GIVEN PROBLEM -> Copy the lines of the data below exactly, starting at the first and stopping after the line that contains "tal_bin_hi = [0.646, 0.603, 0.687]"; include no pictures.

DATA LINES ->
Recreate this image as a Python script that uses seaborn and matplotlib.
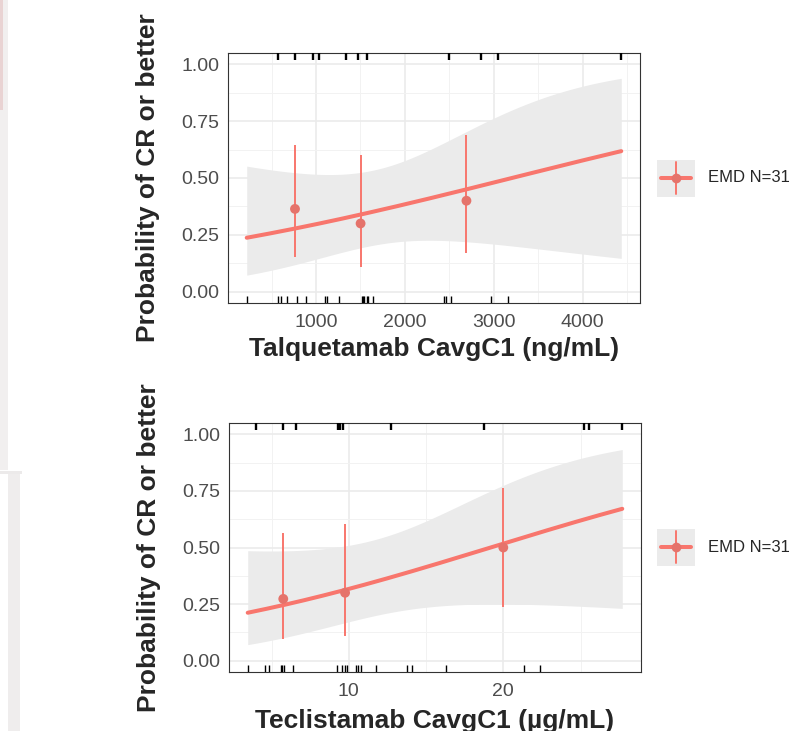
import numpy as np
import pandas as pd
import seaborn as sns
import matplotlib.pyplot as plt
from matplotlib.ticker import MultipleLocator
from matplotlib.patches import Rectangle

# ---- data ----
tal_resp = [576, 764, 963, 1034, 1337, 1475, 1570, 2494, 2862, 3048, 4435]
tal_nonresp = [221, 576, 603, 671, 783, 884, 1101, 1127, 1258, 1513, 1528,
               1539, 1570, 1588, 1644, 2438, 2461, 2517, 2974, 3161]
tal_bin_x = [764, 1502, 2693]
tal_bin_p = [0.364, 0.300, 0.400]
tal_bin_lo = [0.152, 0.108, 0.168]
tal_bin_hi = [0.646, 0.603, 0.687]

tec_resp = [4.0, 5.76, 6.58, 9.27, 9.42, 9.63, 12.75, 18.73, 25.23, 25.57, 27.70]
tec_nonresp = [3.46, 4.58, 4.86, 5.61, 5.71, 5.79, 6.41, 9.21, 9.55, 9.74, 9.87,
               10.45, 10.61, 10.77, 11.74, 13.79, 14.08, 16.32, 21.35, 22.39]
tec_bin_x = [5.76, 9.76, 20.0]
tec_bin_p = [0.273, 0.300, 0.500]
tec_bin_lo = [0.097, 0.108, 0.237]
tec_bin_hi = [0.566, 0.603, 0.763]

legend_label = "EMD N=31"
ylab = "Probability of CR or better"
tal_xlab = "Talquetamab CavgC1 (ng/mL)"
tec_xlab = "Teclistamab CavgC1 (µg/mL)"

RED = "#F8766D"
PT = "#E5736B"
BAND = "#EBEBEB"


def logit_fit(x, y):
    # plain logistic regression (IRLS) for the smooth + 95% band
    X = np.column_stack([np.ones_like(x), x])
    b = np.zeros(2)
    for _ in range(60):
        p = 1 / (1 + np.exp(-X @ b))
        W = p * (1 - p)
        H = X.T @ (X * W[:, None])
        b = b + np.linalg.solve(H, X.T @ (y - p))
    return b, np.linalg.inv(H)


def panel(ax, resp, nonresp, bx, bp, blo, bhi, xmaj, xmin, xlab, xlabel_y):
    df = pd.DataFrame({"x": resp + nonresp,
                       "y": [1] * len(resp) + [0] * len(nonresp)})
    b, cov = logit_fit(df.x.values.astype(float), df.y.values.astype(float))
    lo_x, hi_x = df.x.min(), df.x.max()
    grid = pd.DataFrame({"x": np.linspace(lo_x, hi_x, 200)})
    Xg = np.column_stack([np.ones(len(grid)), grid.x])
    eta = Xg @ b
    se = np.sqrt(np.einsum("ij,jk,ik->i", Xg, cov, Xg))
    grid["fit"] = 1 / (1 + np.exp(-eta))
    grid["lo"] = 1 / (1 + np.exp(-(eta - 1.96 * se)))
    grid["hi"] = 1 / (1 + np.exp(-(eta + 1.96 * se)))

    ax.fill_between(grid.x, grid.lo, grid.hi, color=BAND, lw=0, zorder=1)
    sns.lineplot(data=grid, x="x", y="fit", ax=ax, color=RED, lw=2.9, zorder=3)
    ax.vlines(bx, blo, bhi, color=RED, lw=1.4, zorder=4)
    sns.scatterplot(x=bx, y=bp, ax=ax, color=PT, s=50, edgecolor="none", zorder=5)

    sns.rugplot(x=nonresp, ax=ax, height=0.028, color="black", lw=1.7, zorder=6)
    ax.vlines(resp, 1 - 0.028, 1, transform=ax.get_xaxis_transform(),
              color="black", lw=1.7, zorder=6)

    pad = (hi_x - lo_x) * 0.05
    ax.set_xlim(lo_x - pad, hi_x + pad)
    ax.set_ylim(-0.05, 1.05)
    ax.set_yticks([0, 0.25, 0.5, 0.75, 1.0])
    ax.set_yticklabels(["0.00", "0.25", "0.50", "0.75", "1.00"])
    ax.yaxis.set_minor_locator(MultipleLocator(0.125))
    ax.xaxis.set_major_locator(MultipleLocator(xmaj))
    ax.xaxis.set_minor_locator(MultipleLocator(xmin))
    ax.grid(which="major", color="#EBEBEB", lw=1.2, zorder=0)
    ax.grid(which="minor", color="#F2F2F2", lw=0.7, zorder=0)
    ax.set_axisbelow(True)
    ax.set_facecolor("white")
    for s in ax.spines.values():
        s.set_color("#333333")
        s.set_linewidth(0.8)
    ax.tick_params(which="major", length=3, width=0.8, color="#333333",
                   labelsize=14, labelcolor="#4D4D4D", pad=3)
    ax.tick_params(axis="x", which="major", pad=5)
    ax.tick_params(which="minor", length=0)
    for t in ax.get_xticklabels() + ax.get_yticklabels():
        t.set_family("Liberation Sans")
    ax.set_xlabel(xlab, fontsize=19, fontweight="bold", family="Liberation Sans")
    ax.set_ylabel(ylab, fontsize=19, fontweight="bold", family="Liberation Sans")
    ax.xaxis.set_label_coords(0.5, xlabel_y)
    ax.yaxis.set_label_coords(-0.165, 0.5)


def legend_key(fig, cx, cy):
    W, H = 798, 731
    kw, kh = 38, 37
    kax = fig.add_axes([(cx - kw / 2) / W, 1 - (cy + kh / 2) / H, kw / W, kh / H])
    kax.set_xlim(0, 1)
    kax.set_ylim(0, 1)
    kax.axis("off")
    kax.add_patch(Rectangle((0, 0), 1, 1, color=BAND, zorder=0))
    kax.plot([0.1, 0.9], [0.5, 0.5], color=RED, lw=2.9)
    kax.plot([0.5, 0.5], [0.08, 0.92], color=RED, lw=1.4)
    kax.plot([0.5], [0.5], "o", color=PT, ms=7, mec="none")
    fig.text((cx + kw / 2 + 13) / W, 1 - cy / H, legend_label, fontsize=12,
             family="Liberation Sans", va="center", ha="left")


sns.set_style("white")
fig = plt.figure(figsize=(7.98, 7.31), dpi=100)
W, H = 798, 731

# screenshot edge remnants on the left
fig.patches.append(Rectangle((0, 1 - 470 / H), 8 / W, 470 / H, transform=fig.transFigure,
                             facecolor="#F1EFEF", edgecolor="none"))
fig.patches.append(Rectangle((0, 1 - 110 / H), 3 / W, 110 / H, transform=fig.transFigure,
                             facecolor="#E9D3D3", edgecolor="none"))
fig.patches.append(Rectangle((0, 1 - 474 / H), 22 / W, 3 / H, transform=fig.transFigure,
                             facecolor="#ECEAEA", edgecolor="none"))
fig.patches.append(Rectangle((8 / W, 0), 12 / W, 1 - 474 / H, transform=fig.transFigure,
                             facecolor="#EFEDED", edgecolor="none"))

ax1 = fig.add_axes([228 / W, 1 - 303 / H, 412 / W, 250 / H])
panel(ax1, tal_resp, tal_nonresp, tal_bin_x, tal_bin_p, tal_bin_lo, tal_bin_hi,
      1000, 500, tal_xlab, -0.135)

ax2 = fig.add_axes([229 / W, 1 - 672 / H, 412 / W, 249 / H])
panel(ax2, tec_resp, tec_nonresp, tec_bin_x, tec_bin_p, tec_bin_lo, tec_bin_hi,
      10, 5, tec_xlab, -0.15)

legend_key(fig, 676, 178)
legend_key(fig, 676, 547)

fig.savefig("out.png", dpi=100)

ANSWER TO THE EXERCISE ->
Recreate this image as a Python script that uses seaborn and matplotlib.
import numpy as np
import pandas as pd
import seaborn as sns
import matplotlib.pyplot as plt
from matplotlib.ticker import MultipleLocator
from matplotlib.patches import Rectangle

# ---- data ----
tal_resp = [576, 764, 963, 1034, 1337, 1475, 1570, 2494, 2862, 3048, 4435]
tal_nonresp = [221, 576, 603, 671, 783, 884, 1101, 1127, 1258, 1513, 1528,
               1539, 1570, 1588, 1644, 2438, 2461, 2517, 2974, 3161]
tal_bin_x = [764, 1502, 2693]
tal_bin_p = [0.364, 0.300, 0.400]
tal_bin_lo = [0.152, 0.108, 0.168]
tal_bin_hi = [0.646, 0.603, 0.687]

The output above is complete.